A recently launched clinical trial by Ultragenyx Pharmaceutical may offer light at the end of what is now a very dark tunnel. The Ultragenyx trial is a double-blind study of 46 participants, testing the potential of sialic acid on muscle activity. Though the study, conducted in coordination with experts in Japan and Israel, is still in the second stage of a three-phase trial, an interim analysis after 24 weeks showed some improvement in muscle strength, particularly in the upper extremities. No changes were noted in the lower extremities.

“The reality of it is that these things are developments,” explained John Ditton, vice president at Ultragenyx. “What we’re trying to do with HIBM is say ‘Let’s put one foot forward here.’”

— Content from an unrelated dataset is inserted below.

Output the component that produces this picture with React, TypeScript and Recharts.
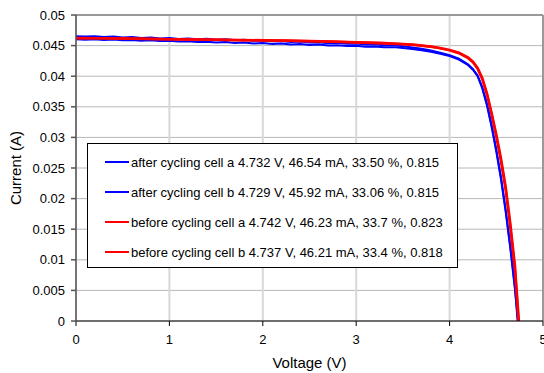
import React from "react";
import { LineChart, Line, XAxis, YAxis, CartesianGrid, Legend, ReferenceLine } from "recharts";

const seriesNames = [
  "after cycling cell a 4.732 V, 46.54 mA, 33.50 %, 0.815",
  "after cycling cell b 4.729 V, 45.92 mA, 33.06 %, 0.815",
  "before cycling cell a 4.742 V, 46.23 mA, 33.7 %, 0.823",
  "before cycling cell b 4.737 V, 46.21 mA, 33.4 %, 0.818",
];
const seriesColors = ["#0000ff", "#0000ff", "#ff0000", "#ff0000"];

const xTicks = [0, 1, 2, 3, 4, 5];
const yTicks = [0, 0.005, 0.01, 0.015, 0.02, 0.025, 0.03, 0.035, 0.04, 0.045, 0.05];

const afterAV = [0, 0.1, 0.2, 0.3, 0.4, 0.5, 0.6, 0.7, 0.8, 0.9, 1.0, 1.1, 1.2, 1.3, 1.4, 1.5, 1.6, 1.7, 1.8, 1.9, 2.0, 2.1, 2.2, 2.3, 2.4, 2.5, 2.6, 2.7, 2.8, 2.9, 3.0, 3.1, 3.2, 3.3, 3.4, 3.5, 3.6, 3.7, 3.8, 3.9, 4.0, 4.1, 4.2, 4.25, 4.3, 4.35, 4.4, 4.45, 4.5, 4.55, 4.6, 4.65, 4.7, 4.732];
const afterAI = [0.04652, 0.04647, 0.04654, 0.04641, 0.04648, 0.04633, 0.0464, 0.04626, 0.04633, 0.04618, 0.04624, 0.04609, 0.04617, 0.04603, 0.0461, 0.04596, 0.04603, 0.04588, 0.04594, 0.04579, 0.04584, 0.0457, 0.04576, 0.0456, 0.04566, 0.04551, 0.04556, 0.0454, 0.04545, 0.0453, 0.04534, 0.04518, 0.04522, 0.04505, 0.04506, 0.04488, 0.0447, 0.04448, 0.0442, 0.04385, 0.04345, 0.04285, 0.0419, 0.04115, 0.0401, 0.0382, 0.0355, 0.032, 0.028, 0.0235, 0.0182, 0.0122, 0.0055, 0];

const afterBV = [0, 0.1, 0.2, 0.3, 0.4, 0.5, 0.6, 0.7, 0.8, 0.9, 1.0, 1.1, 1.2, 1.3, 1.4, 1.5, 1.6, 1.7, 1.8, 1.9, 2.0, 2.1, 2.2, 2.3, 2.4, 2.5, 2.6, 2.7, 2.8, 2.9, 3.0, 3.1, 3.2, 3.3, 3.4, 3.5, 3.6, 3.7, 3.8, 3.9, 4.0, 4.1, 4.2, 4.25, 4.3, 4.35, 4.4, 4.45, 4.5, 4.55, 4.6, 4.65, 4.7, 4.729];
const afterBI = [0.04602, 0.04596, 0.04604, 0.04591, 0.04598, 0.04587, 0.04593, 0.0458, 0.04587, 0.04574, 0.04578, 0.04566, 0.04572, 0.04559, 0.04564, 0.04551, 0.04558, 0.04544, 0.0455, 0.04536, 0.04541, 0.04528, 0.04533, 0.0452, 0.04525, 0.04511, 0.04516, 0.04502, 0.04507, 0.04493, 0.04497, 0.04483, 0.04487, 0.04472, 0.04475, 0.04459, 0.04443, 0.04423, 0.04398, 0.04366, 0.0433, 0.04272, 0.0418, 0.04105, 0.04, 0.038, 0.0352, 0.0317, 0.0277, 0.0232, 0.0179, 0.0119, 0.0052, 0];

const beforeAV = [0, 0.25, 0.5, 0.75, 1.0, 1.25, 1.5, 1.75, 2.0, 2.25, 2.5, 2.75, 3.0, 3.25, 3.5, 3.6, 3.7, 3.8, 3.9, 4.0, 4.1, 4.2, 4.25, 4.3, 4.35, 4.4, 4.45, 4.5, 4.55, 4.6, 4.65, 4.7, 4.742];
const beforeAI = [0.04625, 0.04622, 0.04617, 0.04612, 0.04605, 0.04601, 0.04597, 0.04592, 0.04588, 0.04582, 0.04575, 0.04566, 0.04556, 0.04545, 0.04528, 0.04517, 0.04503, 0.04486, 0.04462, 0.0443, 0.04385, 0.04305, 0.0424, 0.04135, 0.0397, 0.0372, 0.034, 0.0305, 0.0266, 0.022, 0.016, 0.009, 0];

const beforeBV = [0, 0.25, 0.5, 0.75, 1.0, 1.25, 1.5, 1.75, 2.0, 2.25, 2.5, 2.75, 3.0, 3.25, 3.5, 3.6, 3.7, 3.8, 3.9, 4.0, 4.1, 4.2, 4.25, 4.3, 4.35, 4.4, 4.45, 4.5, 4.55, 4.6, 4.65, 4.7, 4.737];
const beforeBI = [0.04621, 0.04619, 0.04614, 0.04609, 0.04603, 0.04598, 0.04594, 0.04589, 0.04584, 0.04578, 0.04571, 0.04562, 0.04552, 0.0454, 0.04523, 0.04512, 0.04497, 0.0448, 0.04455, 0.04422, 0.04376, 0.04294, 0.04228, 0.0412, 0.0395, 0.037, 0.0337, 0.0301, 0.0261, 0.0214, 0.0153, 0.0082, 0];

const toPoints = (vs: number[], is: number[]) => vs.map((v, k) => ({ v, i: is[k] }));
const seriesData = [
  toPoints(afterAV, afterAI),
  toPoints(afterBV, afterBI),
  toPoints(beforeAV, beforeAI),
  toPoints(beforeBV, beforeBI),
];
const seriesWidths = [2, 2, 2.5, 2.5];

const fmt = (n: number) => String(Number(n.toFixed(4)));

const LegendBox = (props: any) => {
  const payload = props.payload || [];
  return (
    <div
      style={{
        border: "1px solid #000",
        background: "#fff",
        width: 369,
        height: 120,
        boxSizing: "content-box",
        paddingTop: 3,
        fontSize: 13,
        fontFamily: "'Liberation Sans', Arial, sans-serif",
        color: "#000",
      }}
    >
      {payload.map((p: any, k: number) => (
        <div key={k} style={{ display: "flex", alignItems: "center", height: 30, paddingLeft: 17 }}>
          <svg width={24} height={4} style={{ marginRight: 2 }}>
            <line x1={0} y1={2} x2={24} y2={2} stroke={p.color} strokeWidth={2} />
          </svg>
          <span style={{ whiteSpace: "nowrap" }}>{p.value}</span>
        </div>
      ))}
    </div>
  );
};

export default function App() {
  return (
    <div style={{ position: "absolute", left: 0, top: 0, width: 544, height: 373, background: "#fff" }}>
      <LineChart
        width={544}
        height={373}
        margin={{ top: 15, right: 1, bottom: 0, left: 16 }}
        style={{ fontFamily: "'Liberation Sans', Arial, sans-serif" }}
      >
        <CartesianGrid vertical={false} stroke="#b8b8b8" strokeWidth={1} />
        <CartesianGrid horizontal={false} stroke="#d8d8d8" strokeWidth={2} />
        <XAxis
          type="number"
          dataKey="v"
          domain={[0, 5]}
          ticks={xTicks}
          interval={0}
          allowDataOverflow
          height={52}
          tickSize={5}
          tickMargin={9}
          stroke="#000"
          tick={{ fill: "#000", fontSize: 13 }}
          label={{ value: "Voltage (V)", position: "insideBottom", offset: 5, fill: "#000", fontSize: 15 }}
        />
        <YAxis
          type="number"
          domain={[0, 0.05]}
          ticks={yTicks}
          interval={0}
          width={60}
          tickSize={5}
          tickMargin={6}
          stroke="#555"
          strokeWidth={1.5}
          tickFormatter={fmt}
          tick={{ fill: "#000", fontSize: 13 }}
          label={{ value: "Current (A)", angle: -90, position: "center", dx: -30, fill: "#000", fontSize: 15 }}
        />
        <ReferenceLine y={0.05} stroke="#999" strokeWidth={2} />
        <ReferenceLine x={5} stroke="#999" strokeWidth={2} />
        {seriesData.map((d, k) => (
          <Line
            key={k}
            data={d}
            dataKey="i"
            name={seriesNames[k]}
            stroke={seriesColors[k]}
            strokeWidth={seriesWidths[k]}
            dot={false}
            type="linear"
            isAnimationActive={false}
          />
        ))}
        <Legend
          layout="horizontal"
          verticalAlign="middle"
          align="center"
          content={<LegendBox />}
          wrapperStyle={{ position: "absolute", left: 87, top: 143, width: 371, height: 125 }}
        />
      </LineChart>
    </div>
  );
}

Still, the best bet for eradicating the disease remains genetic counseling and prenatal screening, which allow carriers and affected people options and awareness.

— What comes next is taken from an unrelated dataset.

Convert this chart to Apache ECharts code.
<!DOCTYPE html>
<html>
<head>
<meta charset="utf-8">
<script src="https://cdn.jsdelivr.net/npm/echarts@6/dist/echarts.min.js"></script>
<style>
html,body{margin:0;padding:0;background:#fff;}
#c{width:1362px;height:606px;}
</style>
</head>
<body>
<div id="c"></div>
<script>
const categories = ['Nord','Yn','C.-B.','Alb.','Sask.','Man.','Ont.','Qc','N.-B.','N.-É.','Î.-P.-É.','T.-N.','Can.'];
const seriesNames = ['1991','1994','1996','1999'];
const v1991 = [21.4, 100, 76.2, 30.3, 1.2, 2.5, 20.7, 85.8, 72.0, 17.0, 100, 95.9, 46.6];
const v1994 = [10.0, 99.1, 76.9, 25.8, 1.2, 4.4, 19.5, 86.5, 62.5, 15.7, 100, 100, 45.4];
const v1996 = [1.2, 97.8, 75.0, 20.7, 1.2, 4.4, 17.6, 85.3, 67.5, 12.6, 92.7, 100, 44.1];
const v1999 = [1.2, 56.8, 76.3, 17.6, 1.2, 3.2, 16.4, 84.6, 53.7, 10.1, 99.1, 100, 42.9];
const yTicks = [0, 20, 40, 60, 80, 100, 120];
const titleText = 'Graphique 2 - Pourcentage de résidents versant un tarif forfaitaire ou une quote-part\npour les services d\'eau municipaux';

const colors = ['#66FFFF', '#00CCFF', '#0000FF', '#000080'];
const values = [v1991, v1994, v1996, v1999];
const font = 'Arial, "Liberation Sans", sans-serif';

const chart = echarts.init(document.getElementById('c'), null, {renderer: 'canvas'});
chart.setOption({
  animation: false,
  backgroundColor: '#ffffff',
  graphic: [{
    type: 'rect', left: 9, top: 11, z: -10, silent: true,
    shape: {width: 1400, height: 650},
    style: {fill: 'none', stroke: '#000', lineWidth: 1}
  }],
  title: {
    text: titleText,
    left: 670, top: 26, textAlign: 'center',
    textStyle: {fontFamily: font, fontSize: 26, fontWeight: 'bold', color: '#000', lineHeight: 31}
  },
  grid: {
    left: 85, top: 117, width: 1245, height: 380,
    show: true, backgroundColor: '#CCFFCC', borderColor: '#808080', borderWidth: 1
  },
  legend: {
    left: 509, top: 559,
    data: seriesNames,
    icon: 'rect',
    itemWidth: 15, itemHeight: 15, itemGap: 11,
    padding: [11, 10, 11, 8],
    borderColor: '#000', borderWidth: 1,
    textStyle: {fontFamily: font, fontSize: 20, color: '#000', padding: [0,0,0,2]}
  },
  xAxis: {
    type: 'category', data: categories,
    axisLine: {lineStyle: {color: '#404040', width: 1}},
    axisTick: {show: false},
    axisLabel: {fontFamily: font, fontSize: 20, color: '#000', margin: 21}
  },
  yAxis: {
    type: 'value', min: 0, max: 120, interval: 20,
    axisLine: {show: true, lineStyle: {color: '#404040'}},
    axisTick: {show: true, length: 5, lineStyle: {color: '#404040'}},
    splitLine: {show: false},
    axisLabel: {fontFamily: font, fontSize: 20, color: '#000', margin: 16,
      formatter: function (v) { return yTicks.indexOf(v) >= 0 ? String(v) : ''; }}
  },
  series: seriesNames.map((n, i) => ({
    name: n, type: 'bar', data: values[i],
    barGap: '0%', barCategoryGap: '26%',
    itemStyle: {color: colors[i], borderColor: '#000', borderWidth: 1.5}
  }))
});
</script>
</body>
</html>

Several large medical institutions — one in Israel, one in Los Angeles and one in New York — offer prenatal testing for HIBM and certain other so-called Sephardic or Mizrachi Jewish genetic diseases. Prior to 2010, any tests for HIBM had to be sent to Hadassah Hospital in Israel, where Dr. Zohar Argov first identified the condition. Later, together with Dr. Stella Mitrani-Rosenbaum, Argov also identified the specific gene mutation that caused the condition.

Argov discovered the disease by chance in 1979, when as a young doctor he saw a patient who supposedly had muscular dystrophy. He found the man in a wheelchair, with his granddaughter sitting on his extended legs — an unlikely position for someone with that condition. Intrigued, Argov started hunting for similar cases. “The more I looked, the more I found. I noted that more and more of these people have this unique phenomenon and they’re all Persian Jews.”

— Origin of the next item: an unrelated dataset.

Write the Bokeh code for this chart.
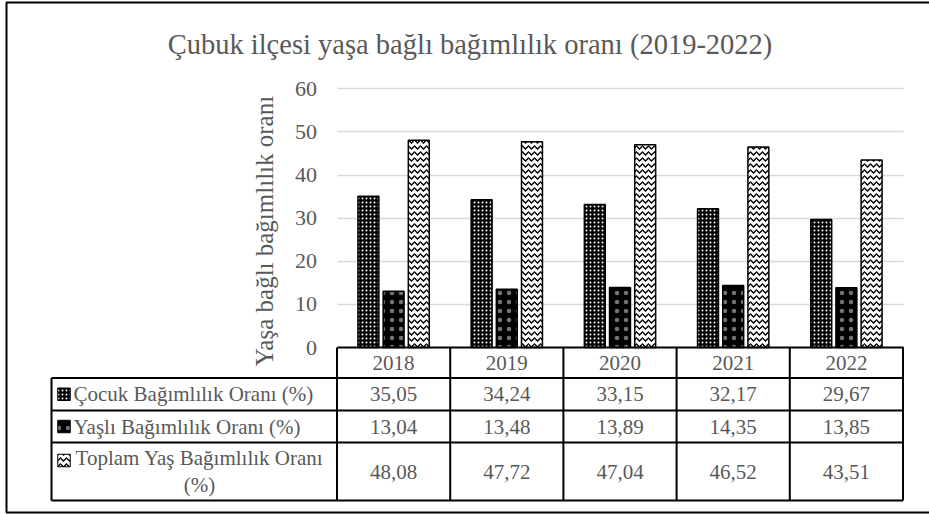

In 1994 he joined forces with Mitrani-Rosenbaum, and in 2001 her lab discovered the gene mutations causing the condition. Then, Argov noted something peculiar: Researchers in other countries had documented similar cases, without connecting the dots. “It turned out that it’s not unique to Persian Jews,” he said. “It exists worldwide with other mutations.”

In 2006, Jennifer’s mother founded the Neuromuscular Disease Foundation to raise awareness of HIBM and fund research. In 2012, the foundation gave $200,000, raised through its annual gala, to Argov and Mitrani-Rosenbaum’s lab.

Yet comprehensive screening for the disease has been slow in coming. In 2009, Cedars-Sinai Hospital in Los Angeles launched a pilot program to test people for four recessive diseases that are found at elevated frequencies among Jews from Iran.